PROVIDED MATERIAL start

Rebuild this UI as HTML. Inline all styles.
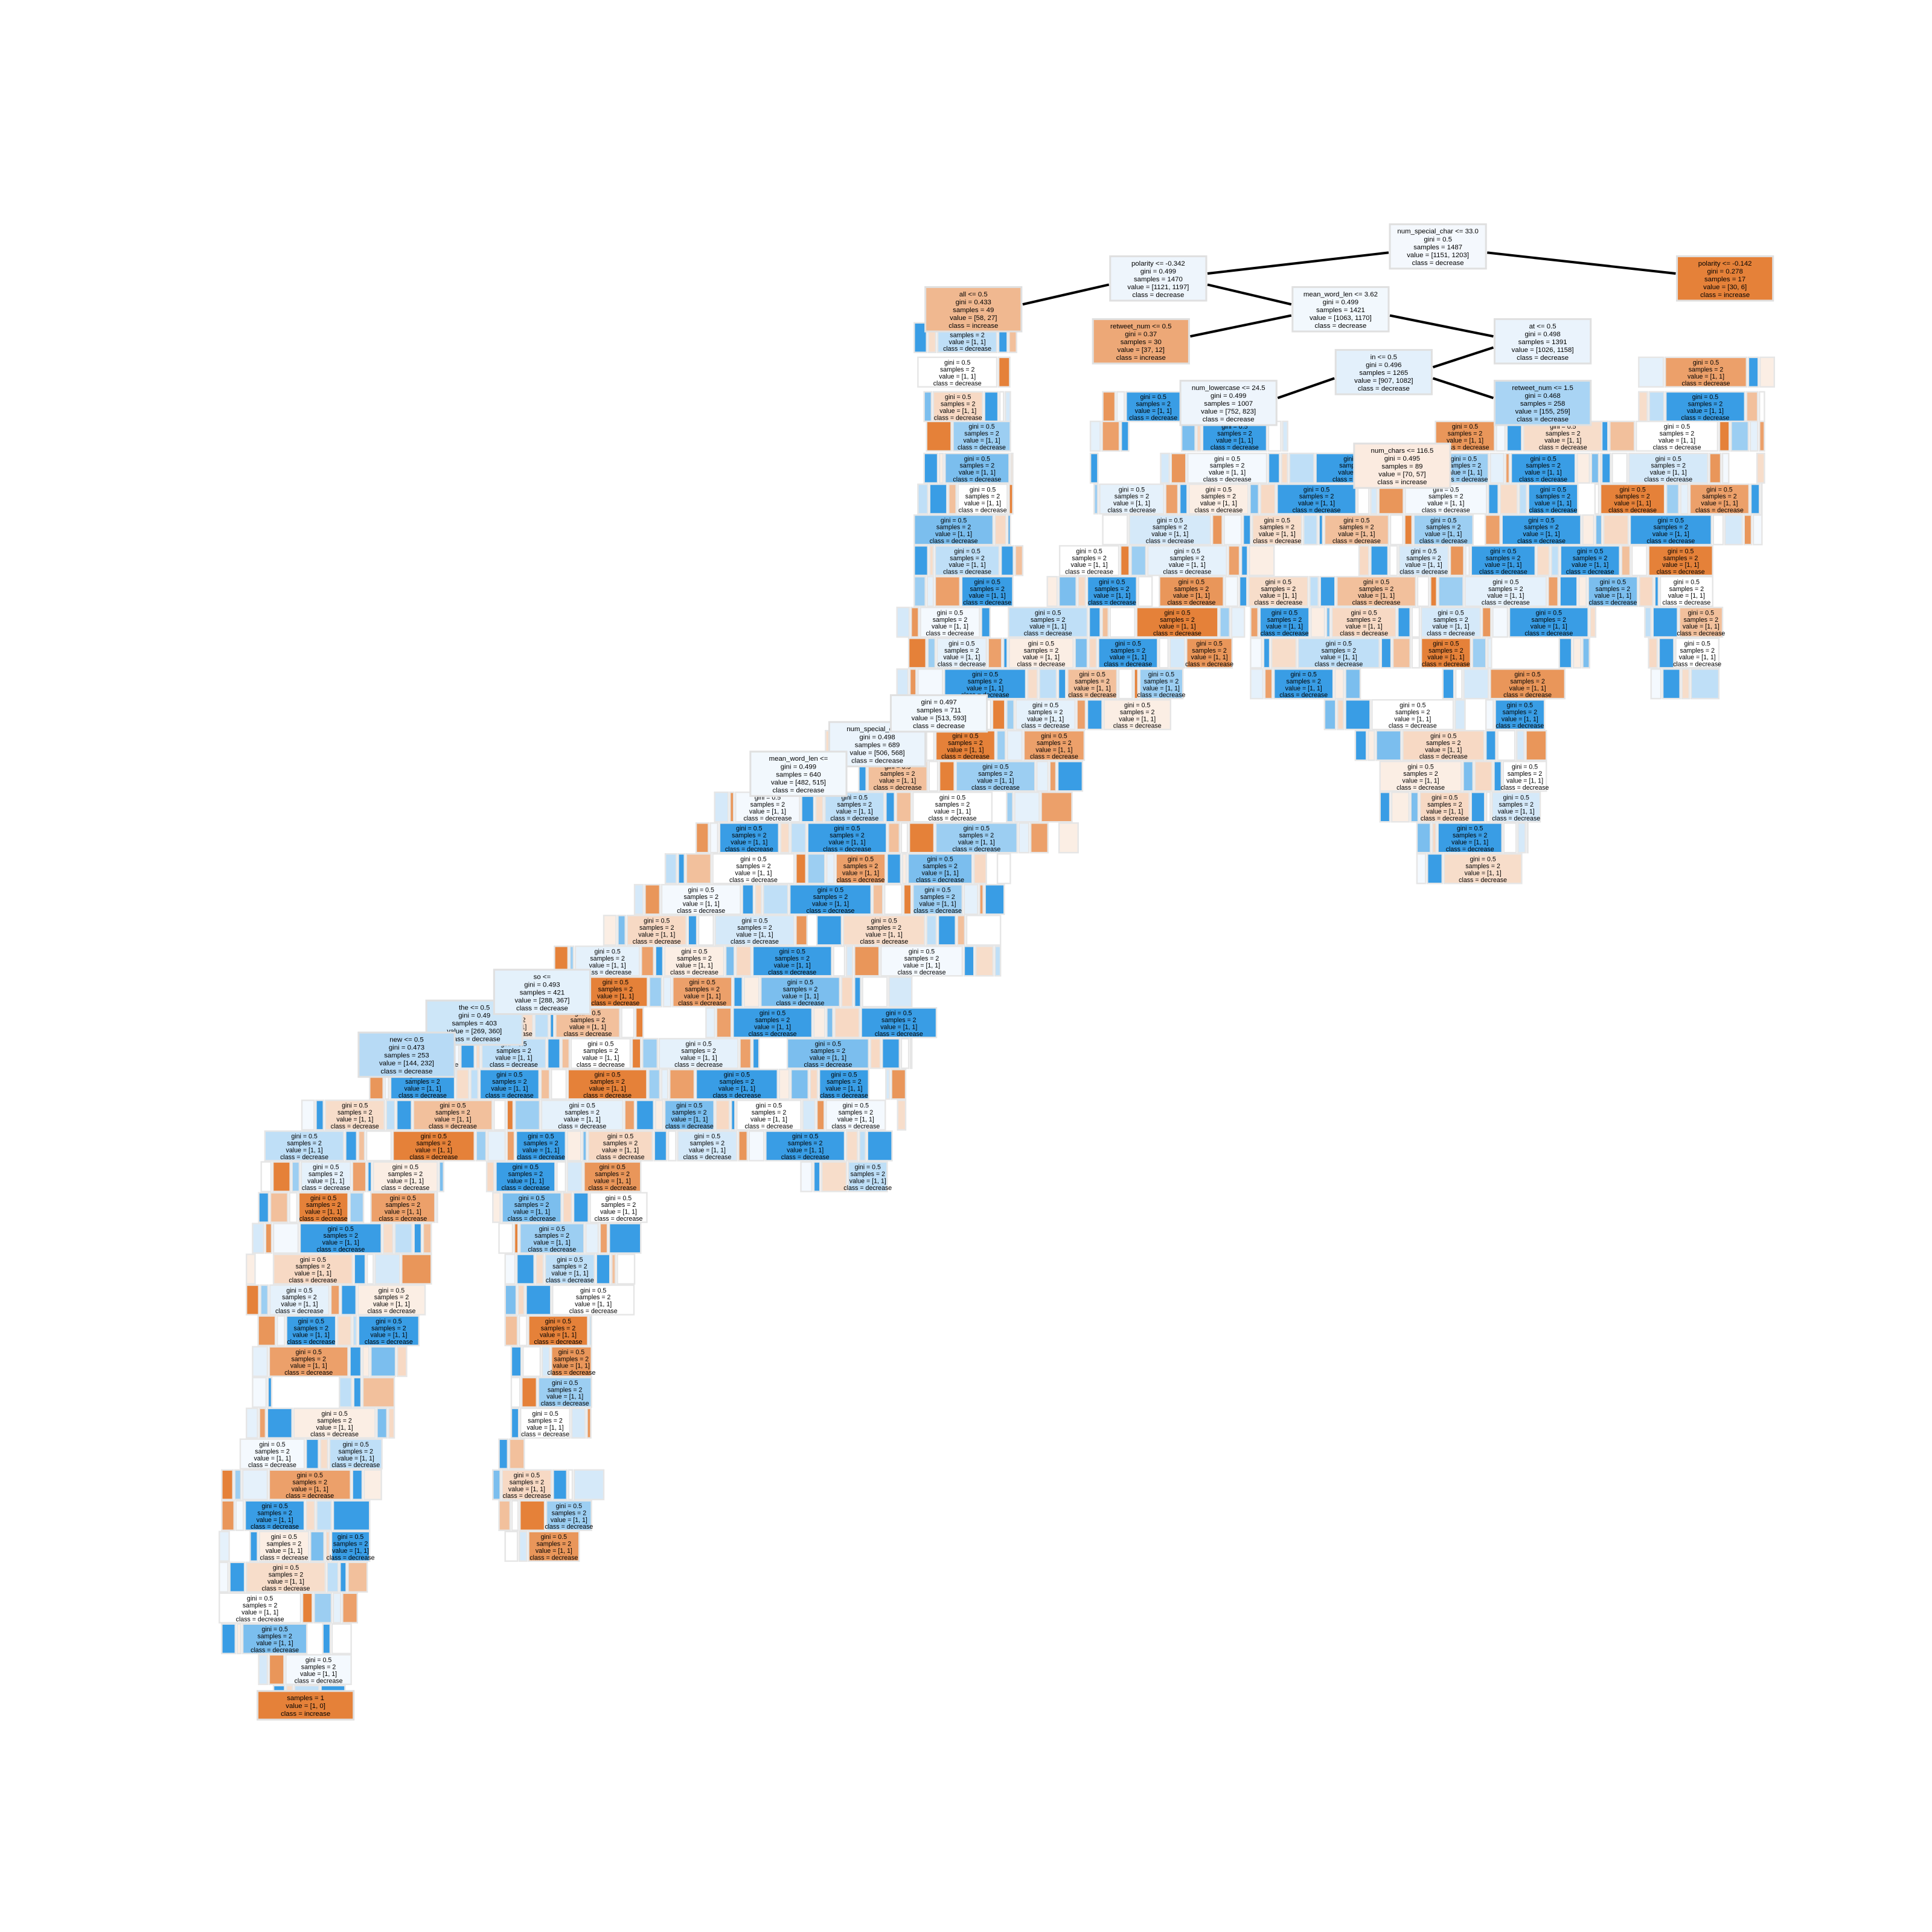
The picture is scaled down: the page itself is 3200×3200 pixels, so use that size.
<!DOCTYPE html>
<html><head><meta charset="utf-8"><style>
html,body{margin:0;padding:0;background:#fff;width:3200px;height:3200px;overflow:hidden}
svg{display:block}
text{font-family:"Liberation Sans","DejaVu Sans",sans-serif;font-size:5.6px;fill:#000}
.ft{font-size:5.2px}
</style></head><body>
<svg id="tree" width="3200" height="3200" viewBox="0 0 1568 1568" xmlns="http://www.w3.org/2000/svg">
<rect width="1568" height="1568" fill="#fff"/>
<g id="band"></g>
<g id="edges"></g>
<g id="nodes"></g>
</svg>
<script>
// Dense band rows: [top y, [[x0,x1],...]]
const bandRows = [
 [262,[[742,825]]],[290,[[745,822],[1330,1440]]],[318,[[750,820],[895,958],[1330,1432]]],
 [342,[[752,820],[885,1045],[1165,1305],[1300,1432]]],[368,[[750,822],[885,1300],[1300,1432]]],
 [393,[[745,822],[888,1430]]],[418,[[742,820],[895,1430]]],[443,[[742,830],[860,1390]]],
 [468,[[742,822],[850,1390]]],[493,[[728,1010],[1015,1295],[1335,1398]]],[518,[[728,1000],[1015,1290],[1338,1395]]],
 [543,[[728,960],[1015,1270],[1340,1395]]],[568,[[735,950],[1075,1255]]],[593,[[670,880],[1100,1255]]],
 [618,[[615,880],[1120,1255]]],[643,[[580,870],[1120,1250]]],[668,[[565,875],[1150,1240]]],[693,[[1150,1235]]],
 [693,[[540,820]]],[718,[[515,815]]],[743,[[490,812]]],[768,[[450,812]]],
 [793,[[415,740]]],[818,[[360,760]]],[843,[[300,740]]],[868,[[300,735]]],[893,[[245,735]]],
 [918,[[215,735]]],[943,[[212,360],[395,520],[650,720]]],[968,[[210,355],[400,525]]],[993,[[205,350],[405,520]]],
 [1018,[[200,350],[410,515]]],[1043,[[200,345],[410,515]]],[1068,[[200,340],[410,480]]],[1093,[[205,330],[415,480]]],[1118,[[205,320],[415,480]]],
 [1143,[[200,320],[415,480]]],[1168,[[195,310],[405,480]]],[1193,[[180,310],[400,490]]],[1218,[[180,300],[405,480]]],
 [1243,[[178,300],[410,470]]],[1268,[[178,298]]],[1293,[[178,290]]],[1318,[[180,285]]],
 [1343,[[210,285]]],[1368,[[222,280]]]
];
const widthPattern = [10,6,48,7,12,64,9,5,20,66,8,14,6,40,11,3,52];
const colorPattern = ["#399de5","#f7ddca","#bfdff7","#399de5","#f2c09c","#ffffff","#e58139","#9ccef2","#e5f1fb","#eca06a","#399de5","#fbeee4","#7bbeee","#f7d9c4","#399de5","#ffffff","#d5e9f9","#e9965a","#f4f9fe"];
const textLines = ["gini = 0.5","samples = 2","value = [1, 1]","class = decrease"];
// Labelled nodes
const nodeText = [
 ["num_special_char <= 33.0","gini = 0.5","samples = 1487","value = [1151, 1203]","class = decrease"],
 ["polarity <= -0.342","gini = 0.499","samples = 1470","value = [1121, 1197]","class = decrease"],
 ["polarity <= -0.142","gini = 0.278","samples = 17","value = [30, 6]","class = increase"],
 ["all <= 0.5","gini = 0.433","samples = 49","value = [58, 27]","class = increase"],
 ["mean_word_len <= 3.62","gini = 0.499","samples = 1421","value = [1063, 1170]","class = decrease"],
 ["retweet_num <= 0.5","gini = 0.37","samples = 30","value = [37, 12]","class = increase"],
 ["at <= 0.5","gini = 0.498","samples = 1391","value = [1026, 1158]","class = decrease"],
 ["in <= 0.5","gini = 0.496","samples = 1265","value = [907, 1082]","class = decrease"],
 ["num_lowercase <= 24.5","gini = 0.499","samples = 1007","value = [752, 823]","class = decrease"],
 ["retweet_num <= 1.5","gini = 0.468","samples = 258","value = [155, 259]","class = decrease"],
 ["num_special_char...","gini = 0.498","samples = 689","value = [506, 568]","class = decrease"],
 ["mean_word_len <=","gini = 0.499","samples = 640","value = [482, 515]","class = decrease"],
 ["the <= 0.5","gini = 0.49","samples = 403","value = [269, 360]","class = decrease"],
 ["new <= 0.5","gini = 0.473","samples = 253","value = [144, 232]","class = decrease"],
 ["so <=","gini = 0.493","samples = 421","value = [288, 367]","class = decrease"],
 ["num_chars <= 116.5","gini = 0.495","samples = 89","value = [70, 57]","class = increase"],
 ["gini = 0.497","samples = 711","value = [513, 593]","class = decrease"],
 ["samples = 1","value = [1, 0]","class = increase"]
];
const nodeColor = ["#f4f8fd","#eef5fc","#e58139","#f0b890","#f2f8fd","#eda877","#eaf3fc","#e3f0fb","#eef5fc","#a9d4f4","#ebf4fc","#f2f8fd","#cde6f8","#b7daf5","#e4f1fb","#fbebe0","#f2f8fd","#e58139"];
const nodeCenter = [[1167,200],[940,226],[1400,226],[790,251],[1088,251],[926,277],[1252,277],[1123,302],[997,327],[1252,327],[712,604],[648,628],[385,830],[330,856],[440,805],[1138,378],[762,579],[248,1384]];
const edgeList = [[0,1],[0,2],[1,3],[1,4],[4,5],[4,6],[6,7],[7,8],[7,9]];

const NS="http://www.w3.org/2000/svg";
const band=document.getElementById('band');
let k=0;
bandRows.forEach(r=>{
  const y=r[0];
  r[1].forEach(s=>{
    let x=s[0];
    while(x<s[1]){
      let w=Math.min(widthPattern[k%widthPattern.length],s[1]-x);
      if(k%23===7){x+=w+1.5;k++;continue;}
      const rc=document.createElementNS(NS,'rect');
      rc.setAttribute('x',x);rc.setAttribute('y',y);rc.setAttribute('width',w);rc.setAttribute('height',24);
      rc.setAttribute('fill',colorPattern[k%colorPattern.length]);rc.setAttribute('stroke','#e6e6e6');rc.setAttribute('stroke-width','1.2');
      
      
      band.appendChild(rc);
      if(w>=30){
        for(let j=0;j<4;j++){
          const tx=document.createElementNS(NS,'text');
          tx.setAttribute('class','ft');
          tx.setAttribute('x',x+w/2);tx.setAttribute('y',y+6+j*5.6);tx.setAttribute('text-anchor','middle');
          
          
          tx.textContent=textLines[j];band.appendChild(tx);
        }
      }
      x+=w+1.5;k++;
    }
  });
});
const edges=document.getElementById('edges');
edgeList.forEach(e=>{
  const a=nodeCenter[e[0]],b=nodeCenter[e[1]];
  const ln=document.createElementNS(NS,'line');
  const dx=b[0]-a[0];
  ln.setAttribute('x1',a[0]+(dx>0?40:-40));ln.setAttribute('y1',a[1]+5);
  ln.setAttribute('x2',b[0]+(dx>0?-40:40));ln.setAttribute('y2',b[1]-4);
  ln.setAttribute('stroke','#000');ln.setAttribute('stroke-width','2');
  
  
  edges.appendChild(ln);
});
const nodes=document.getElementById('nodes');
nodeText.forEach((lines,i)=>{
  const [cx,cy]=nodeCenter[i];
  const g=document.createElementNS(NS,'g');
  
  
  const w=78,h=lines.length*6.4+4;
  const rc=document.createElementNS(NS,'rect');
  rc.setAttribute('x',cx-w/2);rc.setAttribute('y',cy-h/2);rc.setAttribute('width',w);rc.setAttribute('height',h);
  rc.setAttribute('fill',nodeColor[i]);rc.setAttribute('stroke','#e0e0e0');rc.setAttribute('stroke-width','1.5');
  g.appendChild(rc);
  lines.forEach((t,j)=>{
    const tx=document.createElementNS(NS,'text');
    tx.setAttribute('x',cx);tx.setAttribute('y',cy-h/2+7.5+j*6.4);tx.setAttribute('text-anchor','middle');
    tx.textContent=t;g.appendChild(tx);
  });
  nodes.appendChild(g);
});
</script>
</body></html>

PROVIDED MATERIAL end

Copy every single line of the material above that holds "size".

### [EXERCISE ANSWER]
The picture is scaled down: the page itself is 3200×3200 pixels, so use that size.
text{font-family:"Liberation Sans","DejaVu Sans",sans-serif;font-size:5.6px;fill:#000}
.ft{font-size:5.2px}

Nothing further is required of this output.